(Editorial del semanario Pulso).- gobierno de Evo Morales se ha debilitado considerablemente en los últimos meses, al perder gran parte de su apoyo urbano. Las encuestas señalan que alrededor del 70 por ciento de los estratos A, B y C –que en la nomenclatura estadística boliviana agrupan a las clases altas y medias– rechaza la gestión actual. Puede decirse sin exagerar que, con la excepción de El Alto y la parte septentrional de La Paz (es decir, en los barrios más populosos de la sede de gobierno, porque El Alto y La Paz son en realidad una sola ciudad con dos nombres distintos), y también de Oruro y en parte de Potosí, las ciudades del país son ahora anti-evistas.
Éste es el resultado de una prologada campaña estatal destinada a polarizar entre ricos y pobres, que dio excelentes resultados en otros países latinoamericanos igualmente embarcados en procesos nacionalistas y de izquierda, pero que en Bolivia se ha traducido, de forma riesgosa y no controlada por el Gobierno, en una lucha entre regiones. El occidente ha sido desafiado por el oriente y el sur. Los departamentos más populosos y menesterosos se han enfrentado al lado menos poblado y algo más próspero del país.
Si únicamente usáramos la matemática podríamos concluir que el Gobierno aún lleva las de ganar, al fin y al cabo la suma de pobres urbanos y campesinos hace aproximadamente el 60 por ciento de la población. Pero la política no se reduce a la matemática. La lucha contra una oposición con raigambre regional y la ruptura con los estratos educados y ricos de la población succionan al oficialismo todas sus energías y lo ponen en una situación de permanente precariedad. A eso se suman los crecientes problemas económicos que debe enfrentar a consecuencia del alza mundial de los precios de los alimentos y de otras perturbaciones inflacionarias. Mientras las instituciones económicas internacionales calculan que la inflación boliviana de este año será igual o superior al 20 por ciento, el deseo de las autoridades (que rechazan esta predicción) es elevar los salarios en un diez por ciento, lo que crea una brecha que sin duda será fuente de muchos conflictos. Morales también debe lidiar con los problemas de la industria del gas, que no logra producir lo suficiente para cumplir con los compromisos internacionales de suministro que tiene Bolivia. La solución requiere de grandes inversiones por parte de unas empresas petroleras que el gobierno ha maltratado reiteradamente en el pasado o, en su defecto, de la participación de nuevas empresas, las cuales ahora se intenta reclutar en el Medio y en el Lejano Oriente.

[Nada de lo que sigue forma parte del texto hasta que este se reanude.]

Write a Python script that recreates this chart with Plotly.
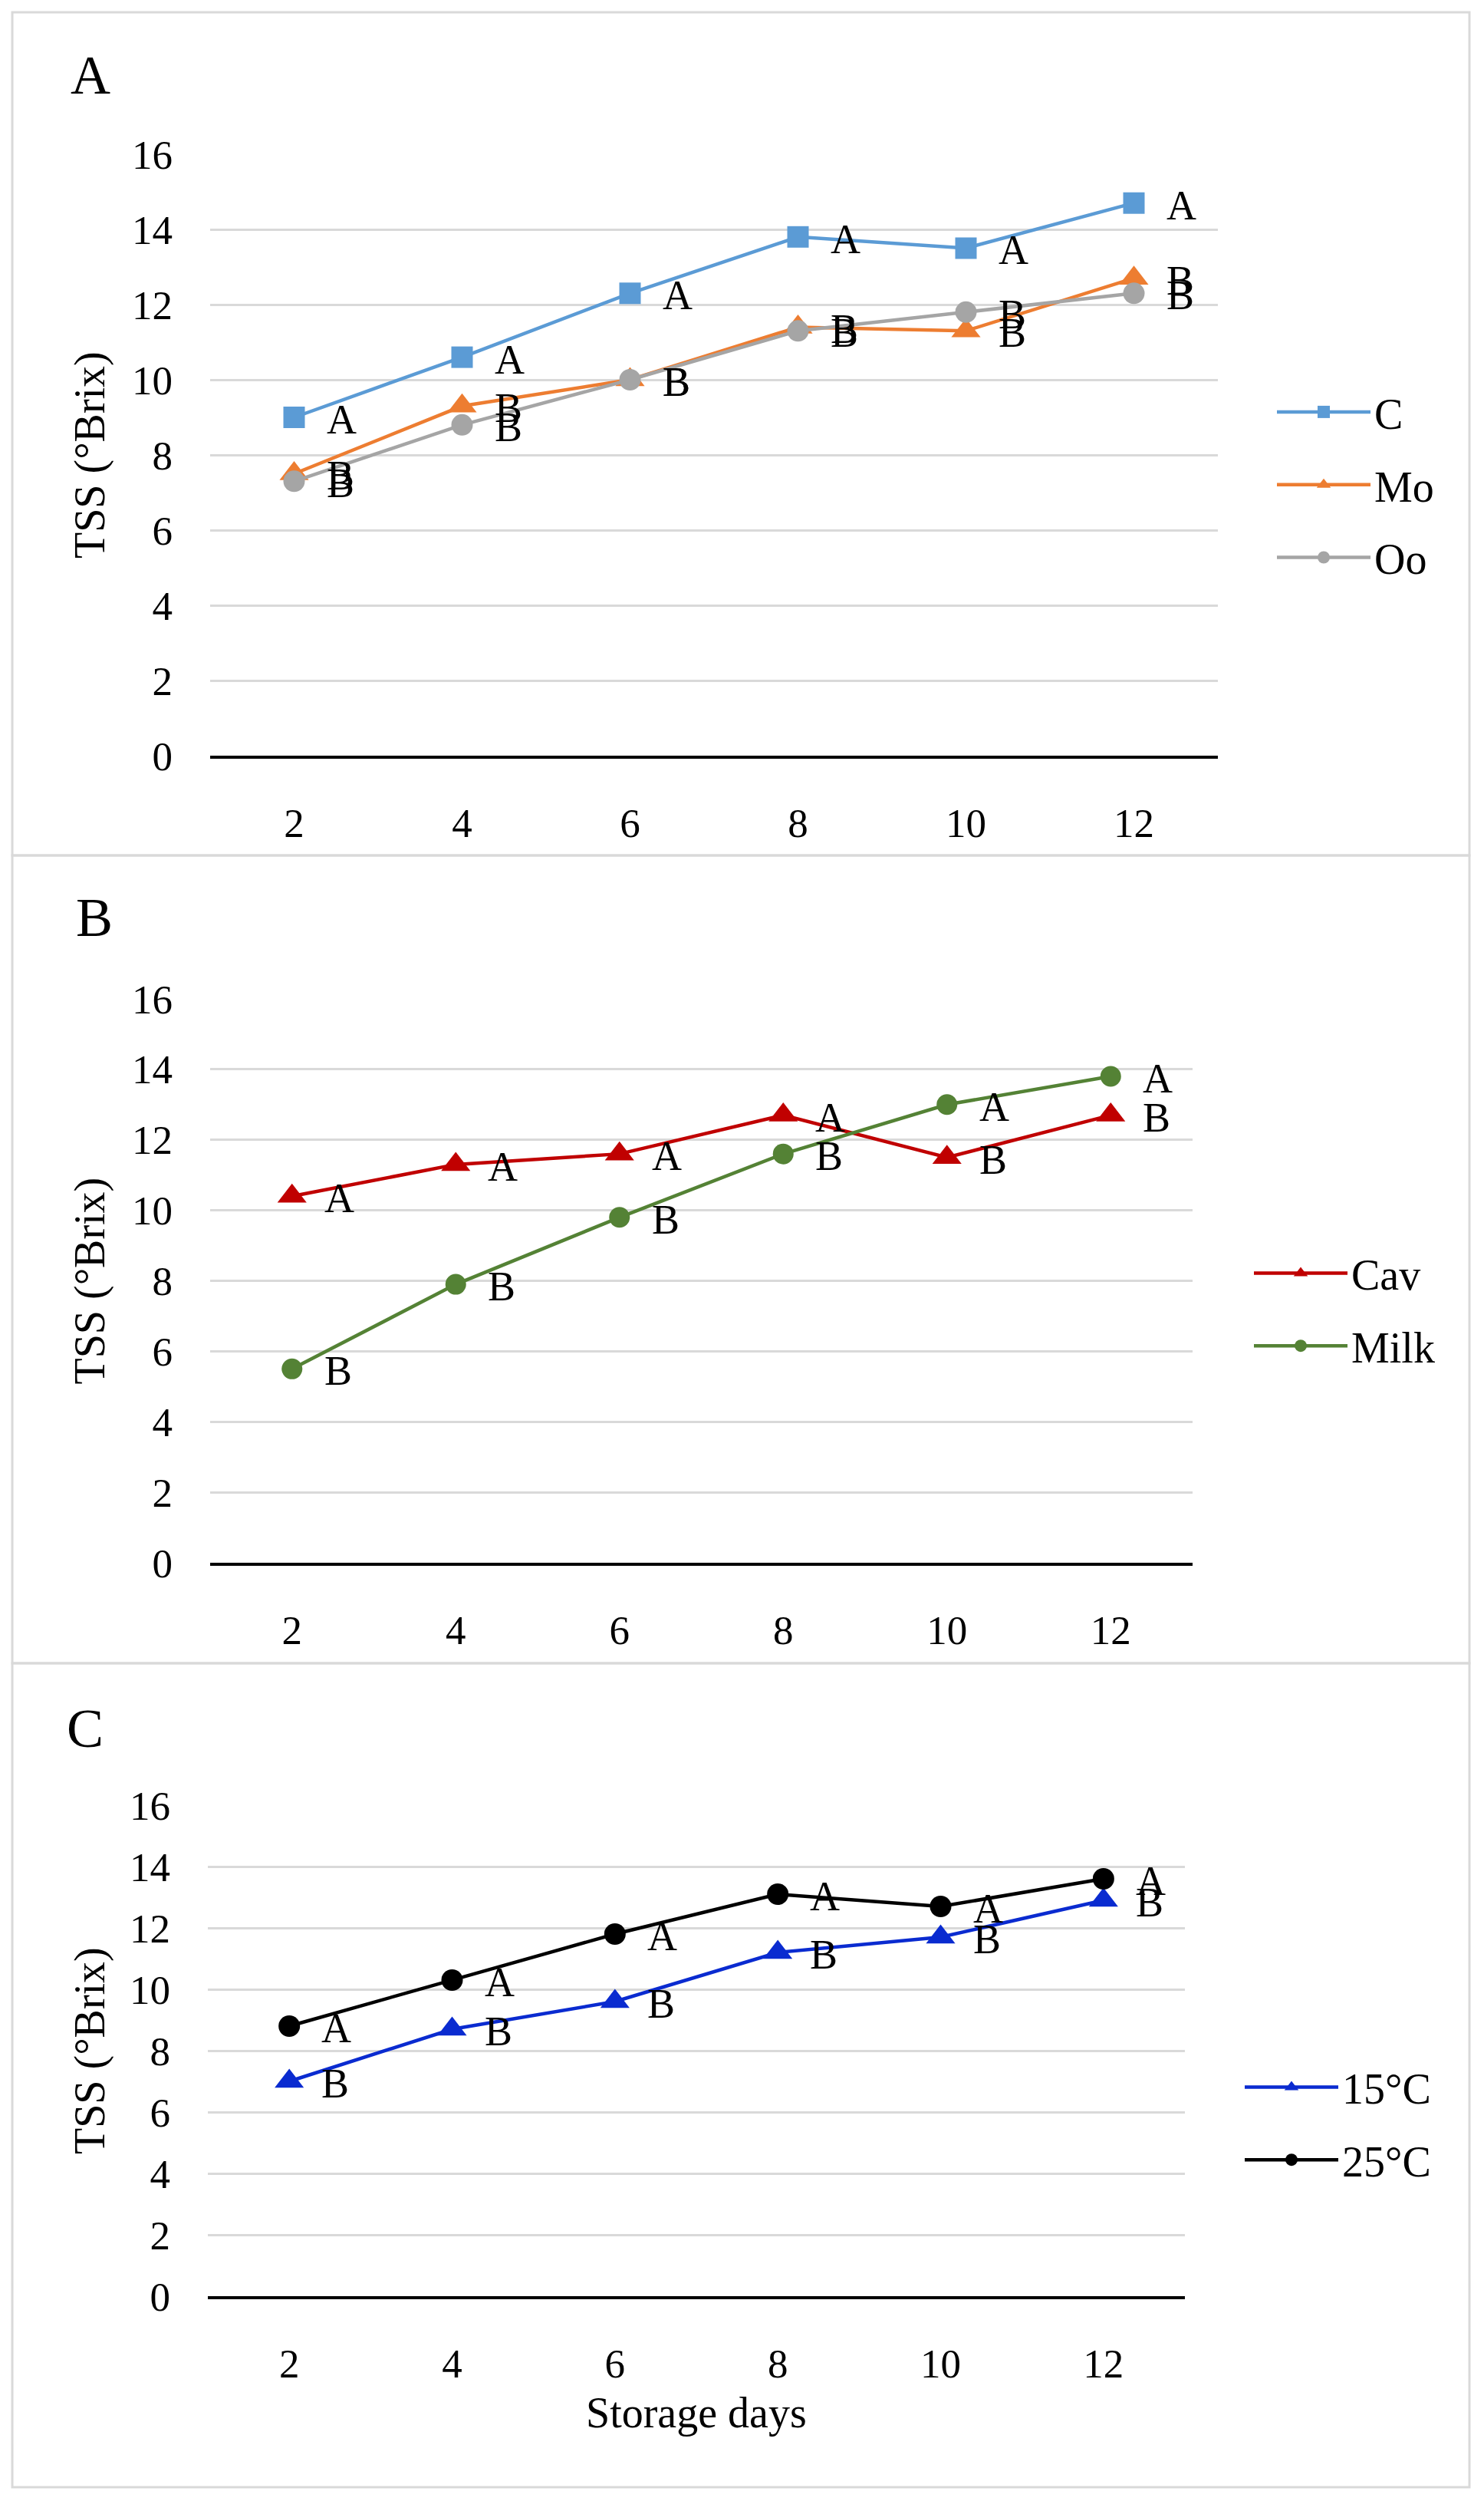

Sin embargo, por ahora el principal dolor de cabeza tiene índole política. Santa Cruz y otros departamentos bolivianos están decididos a realizar un referendo que el 4 de mayo les abra las puertas a una autonomía fuertemente descentralizadora, a la española. El oficialismo quiere impedirlo, pero no puede recurrir a la fuerza pública, a fin de no verse arrastrado al enfrentamiento violento que algunos sectores opositores probablemente desean. Un escenario en el que Morales correría el riesgo de distanciarse ya irreversiblemente de la población urbana y podría perder completamente el control del país. Sin embargo, el ala izquierda del partido de Gobierno, que no ve esta imposibilidad, presiona al Presidente por una salida “militar”.
Por ahora, éste ha vuelto a llamar al diálogo, como ya hizo en anteriores ocasiones. Su objetivo es claro: impedir el referendo por medios picarescos, pero pacíficos. Dados los resultados de los encuentros precedentes y la desconfianza mutua que abrigan los adversarios, la idea es recurrir a la mediación de la Iglesia Católica, la cual ya cumplió esta misión en el pasado. Sin embargo, es improbable que esta vez tenga éxito. Si la negociación se da, será hija de la debilidad, no de la convicción, y por eso de pronóstico muy complicado. Es muy difícil que Santa Cruz y los otros departamentos suspendan su “grito autonómico”, por mucho que se les pida este gesto para viabilizar el diálogo. Mucho menos ahora que el Gobierno no está en su mejor forma y algunos de los dirigentes cruceños creen que ha sonado la hora de su derrocamiento (sin ponerse a pensar tampoco en que éste tendría un costo político imposible de pagar en democracia).
De modo que así estamos: frente a una débil posibilidad de que se produzcan unas conversaciones igualmente débiles, propiciadas por la debilidad del Gobierno. Como de costumbre, en un juego de palabras.